The life and times of the floating theater was immortalized in Edna Ferber’s novel, Showboat, which was made into a Broadway musical and two movies.
Although the novel takes place on the Mississippi River, her intimate knowledge of showboat life came from living on the James Adams Show Boat and joining its crew for four days in 1925, until it docked in Elizabeth City, on the Pasquotank River in the Albemarle area.
It was, she wrote, the most leisurely and dreamlike of journeys.
The Beloved Shad Boat
And then the shad boat sailed in like cavalry to rescue an economy shattered by the Civil War.
Shad boats were built only for fifty years, from 1880 to 1930. They operated only in eastern North Carolina. Yet no sailing craft speaks of eastern North Carolina more eloquently than the shad boat. In 1987 the shad boat was designated the official state historical boat of North Carolina.
Watermen called the shad boat “smart”. It was fast and easy to handle, a thing of grace and beauty, with sleek curves and a shallow draft. It could maneuver treacherous shoals with confidence. It was powered by three sails–a main sail, a jib and a topsail.
Shad boats quickly became the choice for fishing and ferrying, and progging, vernacular for doing anything from loafing on the water to hauling fish and fowl and farm produce.
It happened that the shad boat made its debut when fishing was becoming more efficient. Mighty seine nets, pound nets, gill nets were laid down to round up herring and shad that swam into the Sound and up rivers by the millions to spawn each spring.
It was a time of the great Albemarle fisheries, when fishermen worked day and night to land catches that would be exported to a nation clamoring for more and more fish, and still there would be plenty left to process for keeping people fed throughout the rest of the year.
And so the shad boat, sturdy and durable, was named for the fish it hauled.
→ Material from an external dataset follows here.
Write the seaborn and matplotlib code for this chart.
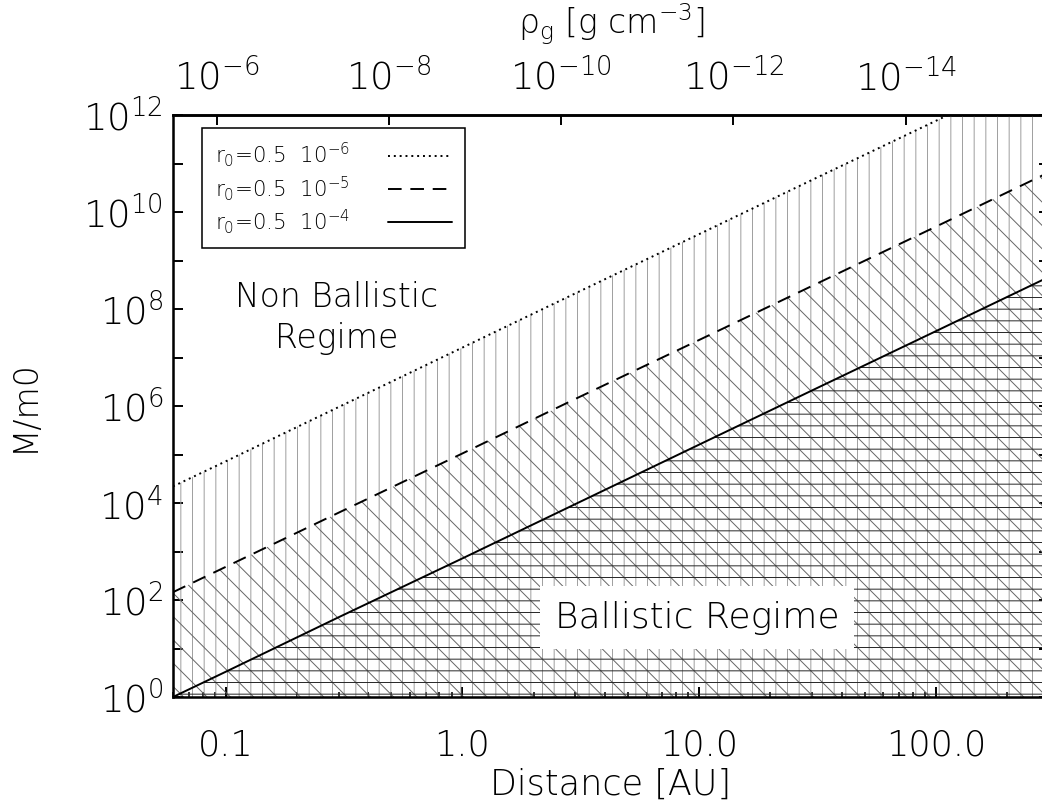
import numpy as np
import matplotlib
matplotlib.use('Agg')
import matplotlib.pyplot as plt
import seaborn as sns
from matplotlib import font_manager
from matplotlib.lines import Line2D
from matplotlib.ticker import FixedLocator, FixedFormatter, NullLocator

# valores (M/m0 frente a distancia en AU)
distance = [0.06, 0.1, 0.3, 1.0, 3.0, 10.0, 30.0, 100.0, 300.0]
m_r0_6 = [2.2e4, 7.2e4, 9.5e5, 1.6e7, 2.1e8, 3.5e9, 4.6e10, 7.6e11, 1.0e13]
m_r0_5 = [145, 480, 6.3e3, 1.05e5, 1.4e6, 2.3e7, 3.0e8, 5.0e9, 6.6e10]
m_r0_4 = [1.0, 3.3, 44, 720, 9.5e3, 1.6e5, 2.1e6, 3.5e7, 4.6e8]
legend_labels = [r'r$_0$=0.5  10$^{-6}$', r'r$_0$=0.5  10$^{-5}$', r'r$_0$=0.5  10$^{-4}$']

x_ticks = [0.1, 1.0, 10.0, 100.0]
x_ticklabels = ['0.1', '1.0', '10.0', '100.0']
y_ticks = [10.0 ** k for k in range(13)]
y_ticklabels = [r'$10^{%d}$' % k if k % 2 == 0 else '' for k in range(13)]
rho_ticks = [1e-6, 1e-8, 1e-10, 1e-12, 1e-14]
rho_ticklabels = [r'$10^{-6}$', r'$10^{-8}$', r'$10^{-10}$', r'$10^{-12}$', r'$10^{-14}$']
rho_1au = 1.4e-9
rho_exp = -2.75

sns.set_style('ticks')

# buscar una fuente fina parecida a la de IDL
font_name = 'DejaVu Sans'
for fam in ['DejaVu Sans', 'Lato', 'Roboto', 'Open Sans', 'Noto Sans']:
    try:
        p = font_manager.findfont(font_manager.FontProperties(family=fam, weight='light'),
                                  fallback_to_default=False)
    except Exception:
        continue
    if 'light' in p.lower():
        font_name = fam
        break

plt.rcParams['font.family'] = [font_name, 'DejaVu Sans']
plt.rcParams['font.weight'] = 'light'
plt.rcParams['axes.labelweight'] = 'light'
plt.rcParams['text.color'] = 'k'
plt.rcParams['axes.labelcolor'] = 'k'
plt.rcParams['axes.edgecolor'] = 'k'
plt.rcParams['xtick.color'] = 'k'
plt.rcParams['ytick.color'] = 'k'
plt.rcParams['mathtext.fontset'] = 'custom'
plt.rcParams['mathtext.rm'] = font_name + ':light'
plt.rcParams['mathtext.it'] = font_name + ':italic:light'
plt.rcParams['mathtext.default'] = 'regular'
plt.rcParams['hatch.linewidth'] = 0.5
plt.rcParams['axes.linewidth'] = 1.3

fig = plt.figure(figsize=(1042 / 140, 805 / 140), dpi=140)
ax = fig.add_axes([173 / 1042, 1 - 697 / 805, (1049 - 173) / 1042, 582 / 805])
ax.set_xscale('log')
ax.set_yscale('log')

# zonas rellenas con tramas
ax.fill_between(distance, 0.1, m_r0_6, facecolor='none', edgecolor='0.62', linewidth=0, hatch='||')
ax.fill_between(distance, 0.1, m_r0_5, facecolor='none', edgecolor='0.4', linewidth=0, hatch='\\\\')
ax.fill_between(distance, 0.1, m_r0_4, facecolor='none', edgecolor='0.15', linewidth=0, hatch='--')

sns.lineplot(x=distance, y=m_r0_6, ax=ax, color='k', linewidth=1.0, linestyle=(0, (1, 2)))
sns.lineplot(x=distance, y=m_r0_5, ax=ax, color='k', linewidth=1.0, linestyle=(0, (7, 4.5)))
sns.lineplot(x=distance, y=m_r0_4, ax=ax, color='k', linewidth=1.0, linestyle='-')

ax.set_xlim(0.06, 300)
ax.set_ylim(1, 1e12)

ax.xaxis.set_major_locator(FixedLocator(x_ticks))
ax.xaxis.set_major_formatter(FixedFormatter(x_ticklabels))
ax.yaxis.set_major_locator(FixedLocator(y_ticks))
ax.yaxis.set_major_formatter(FixedFormatter(y_ticklabels))
ax.yaxis.set_minor_locator(NullLocator())
ax.tick_params(axis='both', which='major', direction='in', length=5, width=1.0, colors='k')
ax.tick_params(axis='x', which='minor', direction='in', length=2.5, width=0.8)
ax.tick_params(axis='x', which='both', top=False, labelsize=18, pad=16)
ax.tick_params(axis='y', right=True, labelsize=19, pad=5)

ax.set_xlabel('Distance [AU]', fontsize=18, fontweight='light', labelpad=3)
ax.set_ylabel('M/m0', fontsize=17, fontweight='light', labelpad=22)

# eje superior: densidad del gas
secax = ax.secondary_xaxis('top', functions=(lambda r: rho_1au * np.power(r, rho_exp),
                                             lambda rho: np.power(rho / rho_1au, 1 / rho_exp)))
secax.xaxis.set_major_locator(FixedLocator(rho_ticks))
secax.xaxis.set_major_formatter(FixedFormatter(rho_ticklabels))
secax.xaxis.set_minor_locator(NullLocator())
secax.tick_params(axis='x', direction='in', length=5, width=1.0, labelsize=19, pad=9)
secax.set_xlabel(r'$\rho_{\rm g}$ [g cm$^{-3}$]', fontsize=17, fontweight='light', labelpad=12)

handles = [Line2D([], [], color='k', lw=1.0, linestyle=(0, (1, 2))),
           Line2D([], [], color='k', lw=1.0, linestyle=(0, (7, 4.5))),
           Line2D([], [], color='k', lw=1.0, linestyle='-')]
leg = ax.legend(handles, legend_labels, loc='upper left', bbox_to_anchor=(0.033, 0.978),
                borderaxespad=0, markerfirst=False, fancybox=False, framealpha=1,
                edgecolor='k', fontsize=11, handlelength=3.0, handletextpad=1.8,
                borderpad=0.6, labelspacing=0.2)
leg.get_frame().set_linewidth(0.8)
for t in leg.get_texts():
    t.set_color('k')

ax.text(0.187, 0.651, 'Non Ballistic\nRegime', transform=ax.transAxes, fontsize=17,
        ha='center', va='center', linespacing=1.3)
ax.text(0.598, 0.136, 'Ballistic Regime', transform=ax.transAxes, fontsize=18.5,
        ha='center', va='center',
        bbox=dict(boxstyle='square,pad=0.4', facecolor='white', edgecolor='none'))

fig.savefig('out.png', dpi=140)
An 8-foot beam gave it stability, especially when handling heavy pound nets. The round bottom and the deep V-shaped bow could take on steep, choppy waves even when heavily loaded.
Smaller boats, like kunners and skiffs could not have handled enough volume to make the fisheries profitable.

Shad boat and crew after a catch 1900. Note the low line of the rear of the boat to ease handling of nets. NC State Archives
Typically, a two-man crew, the captain who steered and manned the sails and his mate who bailed or adjusted ballast, kept the boat square in the water. Ballast consisted of dozens of fifty-pound sandbags stitched by women back home.
As the hold was piled with the day’s catch and sand bags (wet and heavy now) were no longer needed, they would be stacked on narrow side decks. (This was cardio in the days before gyms.)
Now we shall meet the original creator of the shad boat, George Washington Creef, or Uncle Wash, as he was affectionately called, gentle and sociable, tall, with large, graceful hands and a flowing gray beard.
He was a fisherman and a boat builder, and he was loyal to the Union during the Civil War. In his words, I was employed by the U.S. Navy freighting coal in my own vessel.
After the Civil War, Creef had an idea for creating a stronger, larger boat, 24 feet long, that could haul large catches and handle well in unpredictable Sound waters.

George Washington Creef and his shad boats, which he usually built in pairs, ca 1900. NC Dept. of Natural and Cultural Resources
His plan was to overlay the split-log construction of the kunner with planking and add interior struts for strength.

Extensive restoration of a 1904 shad boat built by Alvirah Wright, a logger, decoy maker and boat builder. The restoration showing interior struts is now complete and on display at the Museum of the Albemarle. Photo by Michael Halminski from his blog
Monumental effort went into building those first shad boats. And imagination, too, rooted in a deep knowledge of local waters. Creef and crew used basic hand tools, a hand saw, an axe, and an adze, to fell and prepare the cedar and cut and plane the planking, all held together with copper nails.
Then the hunt would begin for just the right cypress knees that would become curved ribs, or braces, for the interior of the boat. It could take days trekking through swamps to find a cypress stump that would yield a proper curved rib, or maybe two.

The search for cypress knees to determine which ones could be used, would be followed by digging and cutting from stumps.

This diagram gives some idea of how cypress knee (C), along with root (B) and stump (D), cut away from the tree in one piece, could be used as a strut. Treasurecoastnatives
The hunt for cypress knees could mean working knee-deep in water in early spring to beat bugs and snakes, hoping that one tool or another — a six-foot crosscut saw, an axe, an adze, wedges and a maul — doesn’t fall into the swamp during use. Once extracted, the spurs were taken to a sawmill for finishing.

Bow view of the shad boat Ella View, built by George Washington Creef in 1883, in for maintenance, usually housed at the Roanoke Island Maritime Museum in Manteo. Photo by Tom Earnhardt
Local builders began to replicate the original shad boat in great numbers, though after the cedar forests were cut down, construction was modified to plank on frame.
Shad boats became an extension of a waterman’s life well into the 1930s and beyond. When engines replaced sails, around 1910, they became even more versatile in shallow waters.
The shad boat was the pick-up truck of its day, but its design elements live on in modern pleasure craft that enjoy smooth and seaworthy travel in Albemarle waters and beyond.
You can find original shad boats on display at the George Washington Creef Boathouse in Manteo and the Roanoke River Maritime Museum in the town of Plymouth.